Marianna Arvanitakis, MD, PhD, is a professor of medicine and head of the Clinic of Pancreatology and Clinical Nutrition at the Erasmus University Hospital in Brussels, Belgium. Her main clinical and research interests are pancreatic diseases, clinical nutrition, and endoscopy.
How to assess the nutritional status of patients with chronic pancreatitis and how to prevent malnutrition in such patients?
Marianna Arvanitakis, MD, PhD: Another complication in patients with chronic pancreatitis that we encounter regularly is malnutrition. This is also related to many different factors. We have maldigestion—these patients have exocrine insufficiency, so they will not digest fat, they will have steatorrhea, they will lose weight; also, these patients usually have decreased intake of oral food because they have pain; because they might have diabetes with gastroparesis; they may have some type of social isolation, depression, financial problems; and finally, they also have increased metabolism with increased resting energy expenditure rate. Sometimes they continue smoking, which also increases their basal metabolism.

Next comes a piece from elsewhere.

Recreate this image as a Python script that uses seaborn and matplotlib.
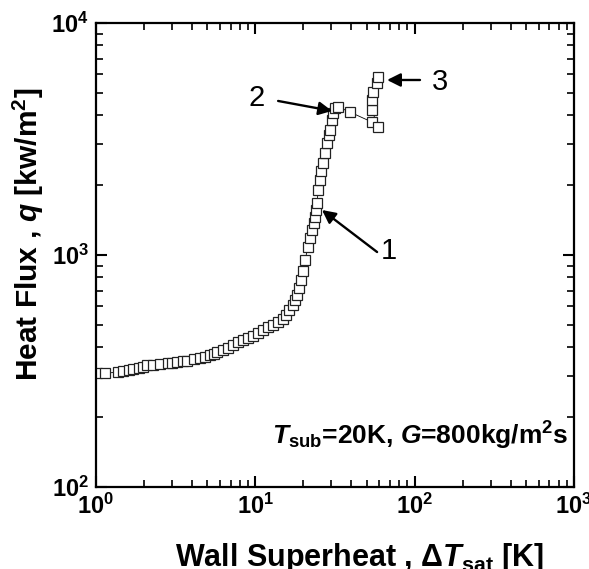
import matplotlib
matplotlib.use("Agg")
import matplotlib.pyplot as plt
import seaborn as sns
import pandas as pd

# Wall superheat [K]
superheat = [1.01, 1.14, 1.37, 1.48, 1.6, 1.71, 1.85, 1.97, 2.1, 2.28, 2.52, 2.83,
             3.0, 3.22, 3.5, 3.73, 4.1, 4.5, 4.8, 5.2, 5.5, 5.75, 6.27, 6.7, 7.24,
             7.8, 8.37, 9.0, 9.67, 10.4, 11.2, 12.0, 12.9, 13.8, 14.9, 15.6, 16.3,
             17.2, 17.8, 18.3, 18.8, 19.3, 19.8, 20.5, 21.4, 22.0, 22.7, 23.2, 23.7,
             24.1, 24.4, 24.8, 25.5, 26.0, 26.6, 27.4, 28.2, 29.0, 29.4, 30.3, 30.7,
             31.7, 33.0, 39.3, 54.0, 58.9, 54.0, 54.0, 55.0, 58.0, 58.9]
# Heat flux [kW/m2]
heat_flux = [310, 310, 312, 315, 320, 322, 326, 330, 334, 336, 340, 342,
             344, 345, 348, 350, 355, 360, 365, 370, 375, 380, 390, 398, 410,
             420, 431, 438, 448, 460, 476, 488, 500, 512, 530, 550, 580,
             610, 640, 670, 720, 780, 850, 950, 1080, 1180, 1280, 1380, 1460,
             1560, 1680, 1900, 2100, 2300, 2500, 2750, 3040, 3300, 3460, 3820, 4100,
             4300, 4350, 4130, 3740, 3560, 4200, 4650, 5040, 5510, 5850]

# Annotation labels and their arrow (tail, tip) positions in data units
labels = ["1", "2", "3"]
label_pos = [(69, 1040), (10.25, 4750), (144, 5570)]
arrow_tail = [(58.1, 1030), (13.9, 4613), (108, 5680)]
arrow_tip = [(26.2, 1563), (30.3, 4178), (67.1, 5680)]

df = pd.DataFrame({"dT": superheat, "q": heat_flux})

sns.set_theme(style="ticks")
plt.rcParams["font.family"] = ["Liberation Sans", "DejaVu Sans"]
plt.rcParams["mathtext.fontset"] = "custom"
plt.rcParams["mathtext.rm"] = "Liberation Sans:bold"
plt.rcParams["mathtext.bf"] = "Liberation Sans:bold"
plt.rcParams["mathtext.it"] = "Liberation Sans:bold:italic"
plt.rcParams["mathtext.sf"] = "Liberation Sans:bold"
for k in ["text.color", "axes.labelcolor", "xtick.color", "ytick.color", "axes.edgecolor"]:
    plt.rcParams[k] = "black"

fig = plt.figure(figsize=(5.89, 5.69), dpi=100)
ax = fig.add_axes([96 / 589, 1 - 487 / 569, 478 / 589, 464 / 569])

sns.lineplot(data=df, x="dT", y="q", ax=ax, sort=False, estimator=None,
             color="black", linewidth=0.6, marker="s", markersize=7.8,
             markerfacecolor="white", markeredgecolor="#222222",
             markeredgewidth=0.9)

ax.set_xscale("log")
ax.set_yscale("log")
ax.set_xlim(1, 1000)
ax.set_ylim(100, 10000)

for sp in ax.spines.values():
    sp.set_linewidth(1.6)
    sp.set_color("black")
    sp.set_visible(True)

ax.tick_params(which="both", direction="in", top=True, right=True, colors="black")
ax.tick_params(which="major", length=8, width=1.5, labelsize=17, pad=5)
ax.tick_params(which="minor", length=5, width=1.2)
for lab in ax.get_xticklabels() + ax.get_yticklabels():
    lab.set_fontweight("bold")

ax.set_xlabel(r"Wall Superheat , $\mathit{\Delta T}_{\mathrm{sat}}$ [K]",
              fontsize=22, fontweight="bold")
ax.set_ylabel(r"Heat Flux , $\mathit{q}$ [kw/m$^{2}$]",
              fontsize=21.5, fontweight="bold")
ax.xaxis.set_label_coords(0.552, -0.117)
ax.yaxis.set_label_coords(-0.105, 0.545)

ax.text(0.368, 0.0905, r"$\mathit{T}_{\mathrm{sub}}$=20K, $\mathit{G}$=800kg/m$^{2}$s",
        transform=ax.transAxes, fontsize=19, fontweight="bold", ha="left",
        va="baseline")

for lab, pos, tail, tip in zip(labels, label_pos, arrow_tail, arrow_tip):
    ax.text(pos[0], pos[1], lab, fontsize=21, ha="center", va="center")
    ax.annotate("", xy=tip, xytext=tail,
                arrowprops=dict(arrowstyle="-|>", color="black", lw=1.7,
                                mutation_scale=20, shrinkA=0, shrinkB=0))

fig.savefig("out.png", dpi=100)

All this might lead to weight loss, steatorrhea, and nutritional deficiencies, which we also have to assess regularly. So, we weigh them when they come to the outpatient clinic, we will examine their muscle mass, [assess] if they have sarcopenia or not. We will do blood tests to see if they have vitamin deficiency or trace element deficiencies, and we are also going to check if they have exocrine insufficiency, steatorrhea, and if they need any pancreatic enzyme substitution. Usually, we also send them to a dietician, who will advise them to have frequent meals with high calorie intake and with no fat restriction. Even if they have steatorrhea, we will give them enzymes, but we will not restrict their fat because that’s going to be another etiology for malnutrition. We will also give them oral supplementation if required.
Usually with this management we will manage to take care of most of our patients. Sometimes we will have to have some nutritional support with enteral nutrition, or very, very rarely, parenteral nutrition.